At Walnut Street Finance, we take our due diligence seriously. One of the most important aspects of any real estate investment plan is to ensure that the type of property you’re planning to develop – whether it’s being built from the ground up or renovated – fits the market in which it's located. Unfortunately, this aspect of planning can be overlooked by developers who are in a rush, have a “signature style,” or who simply don’t know the market well enough – and that can be bad news for their investors, who may not see the returns they would ordinarily expect.
Due to the nature of passive investing, when you’re investing your funds with a real estate investment firm you may not have any idea as to what the proposed design is or what impact it may have on the building’s potential returns. In fact, you may not know anything about the specific properties that are being developed, period.

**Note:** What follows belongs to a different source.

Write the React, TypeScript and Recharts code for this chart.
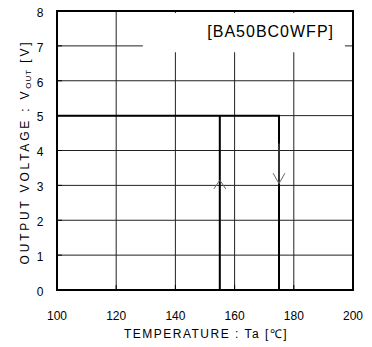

When you’re working with Walnut Street Finance, however, we do our due diligence from start to finish on the whole project to make sure that your investment is going to fund projects with a high likelihood of success.
So, what are the steps Walnut Street Finance takes to ensure we’re doing our due diligence? It begins with reviewing the proposal from the developer to see what property they’re interested in purchasing and what they plan on doing with it. Because Walnut Street Finance is so in-tune with the local market and have been working in the Washington, D.C. area for over 20 years, we know the ins and outs of each neighborhood and development. We’ll know just by looking at the neighborhood in which the property is situated whether the developer’s plans are likely to align with the existing properties and whether their plans will increase or decrease property value.
For example, it’s reasonable to watch popular design shows on TV and think “an open floor plan with an all-white kitchen will have awesome resale value,” and while that may be true in many markets and newer construction, if the home that’s being renovated is located in a historic neighborhood full of homes with mahogany wood and traditional design features (such as formal dining rooms and butlers’ pantries) the current trends in home design may not be the best choice. In fact, since those trends wouldn’t be in tune with the other homes in the neighborhood – things that attract prospective buyers to a specific area in the first place – a developer may spend time and money knocking down walls, putting in support beams, and taking out original features and ultimately hurting the resale value. Yikes!
If we feel that the proposal isn’t likely to yield a high return, we don’t invest – plain and simple. With these factors in mind, you can rest assured that your funds will always be working hard on projects that are likely to produce high returns.